As a leading Muslim Brotherhood member of Egypt's parliament, Morsi wrote a Sept. 23, 2003 letter to Hamas leader Ismail Haniyeh thanking God for his survival and declaring his solidarity with Hamas' goal of destroying Israel.
"We thank all of you for your courageous positions in support of our cause, the cause of Palestine – the first Qibla of the Muslims, and your continued support of your brothers on the land of encampment," Morsi wrote, according to Ikhwanonline.com. "We send through you greetings to all our faithful brothers throughout the world, and we assure you that we are we are pledged to God, and we promise you we will continue to the path of jihad and resistance until victory or martyrdom."
In April 2004, Morsi actually led efforts in the Egyptian parliament to scrap the peace treaty with Israel.
The Brotherhood's own website reported that "Dr. Morsi" proposed "a timetable for the disposal of the alleged peace agreement signed with the Zionist entity."
Later that year, Morsi invoked anti-Semitic themes found in the Qur'an and Shariah law, saying the Jews are "the most hostile of men to Muslims" and that "Zionists are traitors to every covenant."

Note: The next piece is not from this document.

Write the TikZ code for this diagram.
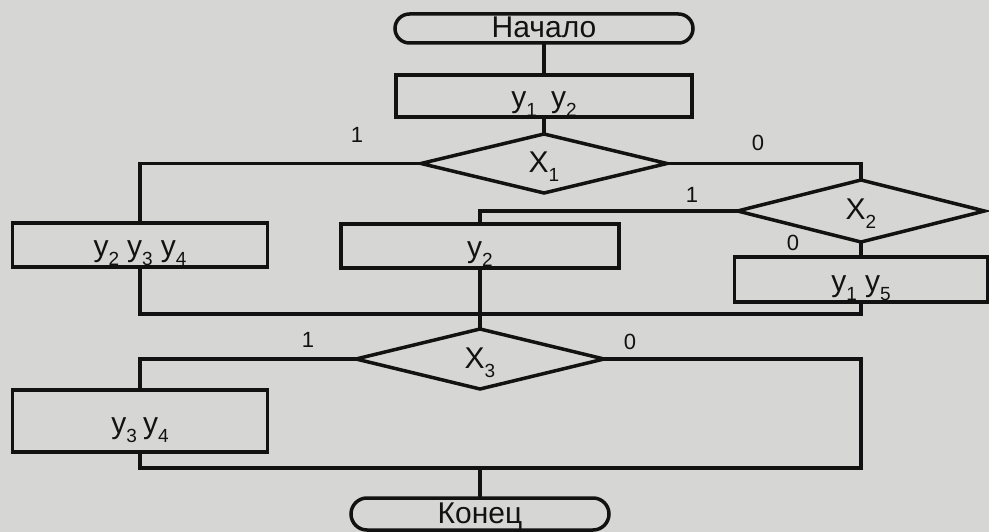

In 2007, he said that he and the Muslim Brotherhood actively supported Palestinian jihadism to annihilate Israel through violent jihad: "[T]he Palestinian issue for the Brotherhood is pivotal and essential, and that the Brotherhood offered and still offers full support for the Palestinian resistance to liberate the Holy Land."
A month later, Morsi participated in a teleconference with Haniyeh, saying "resistance is the right and only way to liberate the land from the defilement of the Jews."
The list goes on and on. Morsi delivered a brief respite in the rocket fire from Gaza toward Israeli civilians. That's a good thing. But pretending this one act somehow transforms him into a statesman, or a reliable international mediator is not. It's reckless.